(Information shown):
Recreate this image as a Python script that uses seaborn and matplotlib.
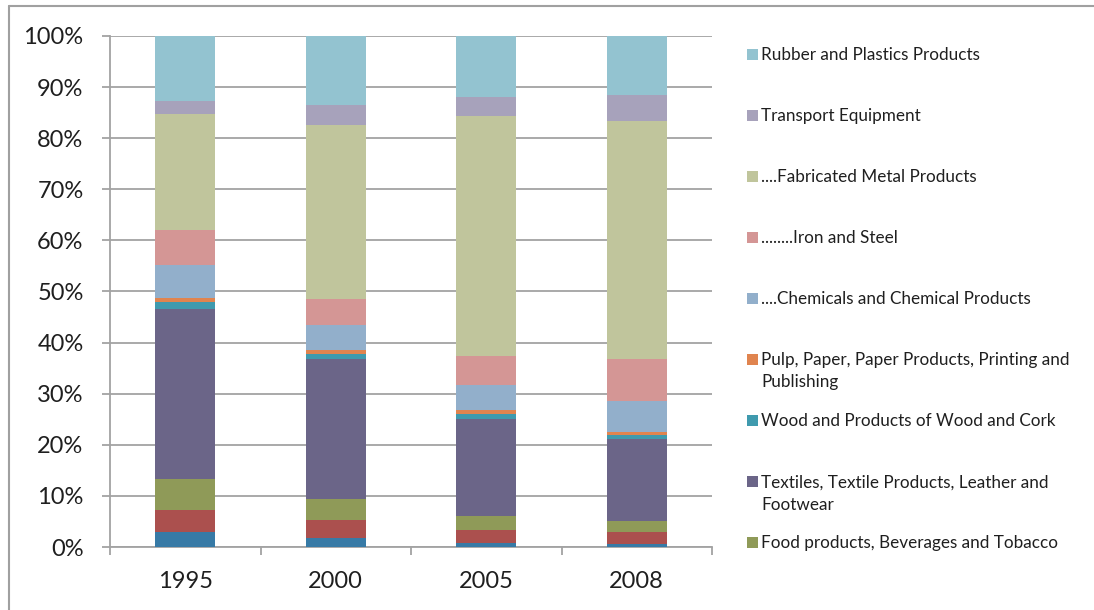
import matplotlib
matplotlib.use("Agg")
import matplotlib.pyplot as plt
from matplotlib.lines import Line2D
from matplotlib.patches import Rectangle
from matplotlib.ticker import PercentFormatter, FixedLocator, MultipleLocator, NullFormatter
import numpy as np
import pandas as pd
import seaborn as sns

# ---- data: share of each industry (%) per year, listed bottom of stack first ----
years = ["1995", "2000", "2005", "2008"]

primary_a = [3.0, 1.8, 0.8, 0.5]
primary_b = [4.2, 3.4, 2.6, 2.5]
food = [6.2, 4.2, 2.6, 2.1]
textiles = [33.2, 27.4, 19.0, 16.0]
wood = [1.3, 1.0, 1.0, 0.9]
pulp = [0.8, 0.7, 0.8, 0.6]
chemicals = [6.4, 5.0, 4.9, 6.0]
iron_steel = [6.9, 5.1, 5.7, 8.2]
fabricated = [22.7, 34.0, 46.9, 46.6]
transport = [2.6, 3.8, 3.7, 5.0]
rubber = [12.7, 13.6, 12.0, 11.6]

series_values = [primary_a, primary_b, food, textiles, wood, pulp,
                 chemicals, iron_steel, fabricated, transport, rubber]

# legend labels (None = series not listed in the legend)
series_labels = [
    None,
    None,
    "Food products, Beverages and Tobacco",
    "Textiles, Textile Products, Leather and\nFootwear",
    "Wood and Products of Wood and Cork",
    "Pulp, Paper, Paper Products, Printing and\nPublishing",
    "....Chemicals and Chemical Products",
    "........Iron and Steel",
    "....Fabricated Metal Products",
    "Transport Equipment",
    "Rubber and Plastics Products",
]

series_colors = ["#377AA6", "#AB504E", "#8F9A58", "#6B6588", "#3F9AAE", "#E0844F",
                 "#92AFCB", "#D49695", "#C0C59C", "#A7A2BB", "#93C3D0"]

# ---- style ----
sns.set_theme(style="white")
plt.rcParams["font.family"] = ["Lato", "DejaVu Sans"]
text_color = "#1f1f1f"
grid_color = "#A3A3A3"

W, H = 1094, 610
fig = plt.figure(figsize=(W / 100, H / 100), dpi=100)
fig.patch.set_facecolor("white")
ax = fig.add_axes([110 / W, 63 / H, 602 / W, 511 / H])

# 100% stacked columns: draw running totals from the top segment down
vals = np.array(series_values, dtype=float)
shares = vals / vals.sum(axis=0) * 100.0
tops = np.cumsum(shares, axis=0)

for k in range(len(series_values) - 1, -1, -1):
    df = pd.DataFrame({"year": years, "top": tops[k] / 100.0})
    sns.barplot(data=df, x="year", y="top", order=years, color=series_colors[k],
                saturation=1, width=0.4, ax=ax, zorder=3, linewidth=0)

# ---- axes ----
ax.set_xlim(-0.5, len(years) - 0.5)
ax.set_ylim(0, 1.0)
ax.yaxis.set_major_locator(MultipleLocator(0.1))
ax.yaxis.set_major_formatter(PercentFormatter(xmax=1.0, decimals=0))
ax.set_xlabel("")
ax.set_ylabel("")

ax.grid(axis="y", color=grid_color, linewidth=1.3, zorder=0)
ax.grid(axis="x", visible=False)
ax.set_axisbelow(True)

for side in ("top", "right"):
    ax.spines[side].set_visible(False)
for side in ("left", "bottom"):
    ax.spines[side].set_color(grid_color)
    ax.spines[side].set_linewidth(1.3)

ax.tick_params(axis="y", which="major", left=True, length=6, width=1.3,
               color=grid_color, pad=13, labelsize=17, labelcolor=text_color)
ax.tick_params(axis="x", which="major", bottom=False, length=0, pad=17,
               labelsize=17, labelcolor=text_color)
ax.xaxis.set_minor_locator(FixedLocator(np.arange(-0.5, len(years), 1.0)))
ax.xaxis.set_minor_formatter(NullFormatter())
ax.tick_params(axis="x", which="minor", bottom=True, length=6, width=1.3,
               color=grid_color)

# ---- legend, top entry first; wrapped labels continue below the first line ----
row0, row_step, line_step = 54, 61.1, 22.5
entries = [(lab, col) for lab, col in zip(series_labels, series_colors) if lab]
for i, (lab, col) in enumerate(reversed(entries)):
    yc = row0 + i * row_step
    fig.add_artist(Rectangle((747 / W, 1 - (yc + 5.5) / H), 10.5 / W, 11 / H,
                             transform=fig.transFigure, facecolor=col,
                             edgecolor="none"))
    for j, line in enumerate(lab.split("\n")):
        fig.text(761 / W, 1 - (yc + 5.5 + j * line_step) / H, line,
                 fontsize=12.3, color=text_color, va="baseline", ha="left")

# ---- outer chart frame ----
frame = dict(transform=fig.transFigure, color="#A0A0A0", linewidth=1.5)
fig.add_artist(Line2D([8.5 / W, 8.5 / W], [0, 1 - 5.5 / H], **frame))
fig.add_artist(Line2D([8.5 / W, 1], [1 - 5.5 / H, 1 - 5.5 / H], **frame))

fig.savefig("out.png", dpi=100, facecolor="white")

(Task goal):
Copy the whole listing above word for word but do not carry over the pictures.

(Task solution):
Recreate this image as a Python script that uses seaborn and matplotlib.
import matplotlib
matplotlib.use("Agg")
import matplotlib.pyplot as plt
from matplotlib.lines import Line2D
from matplotlib.patches import Rectangle
from matplotlib.ticker import PercentFormatter, FixedLocator, MultipleLocator, NullFormatter
import numpy as np
import pandas as pd
import seaborn as sns

# ---- data: share of each industry (%) per year, listed bottom of stack first ----
years = ["1995", "2000", "2005", "2008"]

primary_a = [3.0, 1.8, 0.8, 0.5]
primary_b = [4.2, 3.4, 2.6, 2.5]
food = [6.2, 4.2, 2.6, 2.1]
textiles = [33.2, 27.4, 19.0, 16.0]
wood = [1.3, 1.0, 1.0, 0.9]
pulp = [0.8, 0.7, 0.8, 0.6]
chemicals = [6.4, 5.0, 4.9, 6.0]
iron_steel = [6.9, 5.1, 5.7, 8.2]
fabricated = [22.7, 34.0, 46.9, 46.6]
transport = [2.6, 3.8, 3.7, 5.0]
rubber = [12.7, 13.6, 12.0, 11.6]

series_values = [primary_a, primary_b, food, textiles, wood, pulp,
                 chemicals, iron_steel, fabricated, transport, rubber]

# legend labels (None = series not listed in the legend)
series_labels = [
    None,
    None,
    "Food products, Beverages and Tobacco",
    "Textiles, Textile Products, Leather and\nFootwear",
    "Wood and Products of Wood and Cork",
    "Pulp, Paper, Paper Products, Printing and\nPublishing",
    "....Chemicals and Chemical Products",
    "........Iron and Steel",
    "....Fabricated Metal Products",
    "Transport Equipment",
    "Rubber and Plastics Products",
]

series_colors = ["#377AA6", "#AB504E", "#8F9A58", "#6B6588", "#3F9AAE", "#E0844F",
                 "#92AFCB", "#D49695", "#C0C59C", "#A7A2BB", "#93C3D0"]

# ---- style ----
sns.set_theme(style="white")
plt.rcParams["font.family"] = ["Lato", "DejaVu Sans"]
text_color = "#1f1f1f"
grid_color = "#A3A3A3"

W, H = 1094, 610
fig = plt.figure(figsize=(W / 100, H / 100), dpi=100)
fig.patch.set_facecolor("white")
ax = fig.add_axes([110 / W, 63 / H, 602 / W, 511 / H])

# 100% stacked columns: draw running totals from the top segment down
vals = np.array(series_values, dtype=float)
shares = vals / vals.sum(axis=0) * 100.0
tops = np.cumsum(shares, axis=0)

for k in range(len(series_values) - 1, -1, -1):
    df = pd.DataFrame({"year": years, "top": tops[k] / 100.0})
    sns.barplot(data=df, x="year", y="top", order=years, color=series_colors[k],
                saturation=1, width=0.4, ax=ax, zorder=3, linewidth=0)

# ---- axes ----
ax.set_xlim(-0.5, len(years) - 0.5)
ax.set_ylim(0, 1.0)
ax.yaxis.set_major_locator(MultipleLocator(0.1))
ax.yaxis.set_major_formatter(PercentFormatter(xmax=1.0, decimals=0))
ax.set_xlabel("")
ax.set_ylabel("")

ax.grid(axis="y", color=grid_color, linewidth=1.3, zorder=0)
ax.grid(axis="x", visible=False)
ax.set_axisbelow(True)

for side in ("top", "right"):
    ax.spines[side].set_visible(False)
for side in ("left", "bottom"):
    ax.spines[side].set_color(grid_color)
    ax.spines[side].set_linewidth(1.3)

ax.tick_params(axis="y", which="major", left=True, length=6, width=1.3,
               color=grid_color, pad=13, labelsize=17, labelcolor=text_color)
ax.tick_params(axis="x", which="major", bottom=False, length=0, pad=17,
               labelsize=17, labelcolor=text_color)
ax.xaxis.set_minor_locator(FixedLocator(np.arange(-0.5, len(years), 1.0)))
ax.xaxis.set_minor_formatter(NullFormatter())
ax.tick_params(axis="x", which="minor", bottom=True, length=6, width=1.3,
               color=grid_color)

# ---- legend, top entry first; wrapped labels continue below the first line ----
row0, row_step, line_step = 54, 61.1, 22.5
entries = [(lab, col) for lab, col in zip(series_labels, series_colors) if lab]
for i, (lab, col) in enumerate(reversed(entries)):
    yc = row0 + i * row_step
    fig.add_artist(Rectangle((747 / W, 1 - (yc + 5.5) / H), 10.5 / W, 11 / H,
                             transform=fig.transFigure, facecolor=col,
                             edgecolor="none"))
    for j, line in enumerate(lab.split("\n")):
        fig.text(761 / W, 1 - (yc + 5.5 + j * line_step) / H, line,
                 fontsize=12.3, color=text_color, va="baseline", ha="left")

# ---- outer chart frame ----
frame = dict(transform=fig.transFigure, color="#A0A0A0", linewidth=1.5)
fig.add_artist(Line2D([8.5 / W, 8.5 / W], [0, 1 - 5.5 / H], **frame))
fig.add_artist(Line2D([8.5 / W, 1], [1 - 5.5 / H, 1 - 5.5 / H], **frame))

fig.savefig("out.png", dpi=100, facecolor="white")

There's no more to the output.